Do ponto de vista meramente descritivo – portanto, não normativo –, compreende-se que, no contexto da história recente do português de Portugal, o nome comercial X-Acto  tenha começado a ser lido de acordo com os princípios gerais de correspondência entre ortografia e fonia. É plausível que, no começo da história da comercialização e circulação do objeto em apreço, os portugueses que lessem o respetivo nome não considerassem uma eventual relação com o adjetivo exacto (na ortografia de 1945 ou mesmo anterior) ou exato (na ortografia de 1990), grafias que têm tradicionalmente a pronúncia [iˈzatu] – cf. transcrições fonéticas do dicionário da Academia das Ciências de Lisboa, do dicionário de língua portuguesa da Porto Editora e do Vocabulário Ortográfico do Português.

2. «[...] uma corruptela criada de propósito [...]»

Trata-se efetivamente de um jogo gráfico com base na reanálise  e truncação2 de exacto, num processo que é muito comum na linguagem publicitária.

3. «A forma Acto X é a única adaptação regular aos padrões da língua em processo igual ao processo que trouxe ao português a locução raios x (lido xis) adaptada do inglês x-rays [eksreiz] ou mesmo directo do alemão X-Strahlen [...]»

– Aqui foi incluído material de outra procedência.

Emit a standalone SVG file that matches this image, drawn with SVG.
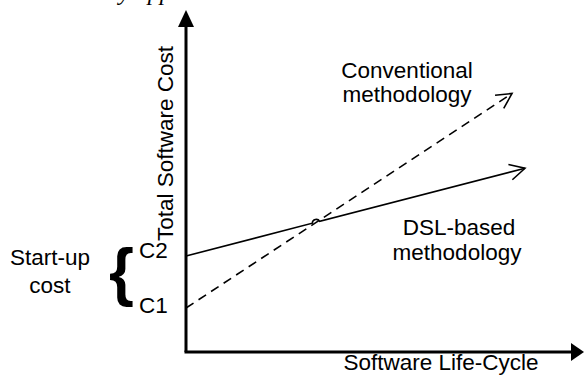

É uma afirmação discutível, porque estamos no domínio da linguagem comercial e das suas marcas, as quais têm dado origem a vários nomes comuns epónimos. Exemplo típico, mencionado pelo consulente, é o de gilete, «lâmina descartável de barbear», resultado da conversão ou da extensão de significado do nome próprio Gillette.

4. «Como se vê a derivação imprópria da marca X-ACTO® nada tem a ver com outros casos de palavras que sofreram algum processo de aportuguesamento em maioria verificados na variante brasileira da língua, exemplicados pelos seguintes casos: chiclete, fórmica, gilete, jipe, lambreta, licra, óscar, pírex, polaróide, rímel, tartã ou vitrola.»

X-ato tem que ver com as outras palavras mencionadas pelo consulente, porque, como elas, é uma sequência lida exatamente na sua linearidade,

5- «a maioria das pessoas que usam corruptelas da marca X-ACTO® nunca viu antes a marca X-ACTO® escrita alguma vez»

Não é necessário ler X-ACTO para pronunciar "xis-ato". Basta que alguns falantes tenham tido contacto com a forma gráfica e a tenham interpretado literalmente, aplicando as convenções que regem a relação fonia-grafia em português. Muitos falantes poderão ter depois contactado com a nova palavra no contexto da oralidade, portanto, num processo de difusão lexical, não forçosamente acompanhado da forma escrita.

Muito agradecendo ao consulente o reconhecimento da importância da atividade do Ciberdúvidas, resta acrescentar que não será ainda aqui que se encontrará uma resposta satisfatória para o enquadramento normativo deste caso que é bem ilustrativo do choque entre diferentes padrões de formação de palavras, envolvendo distintos idiomas.

 

1 Sugiro que se escreva uma única palavra gráfica com s, em alusão ao nome da letra x. Poderá também propor-se xis-ato, com hífen, aceitando que se trata de um composto formado pelo nome da letra x e pelo nome comum ato (ou acto na ortografia de 1945). Cf. Cláudia Pinto "Xis-Acto/xis-acto", Dúvidas linguísticas/Flip, 13/08/2019 e Hélder Guégués, "Exacto", Linguagista, 15/06/2013.

2 Sobre truncação, ver Graça Rio-Torto et alii, Gramática Derivacional do Português, Imprensa da Universidade de Coimbra,  2.ª edição, 2016, p. 484.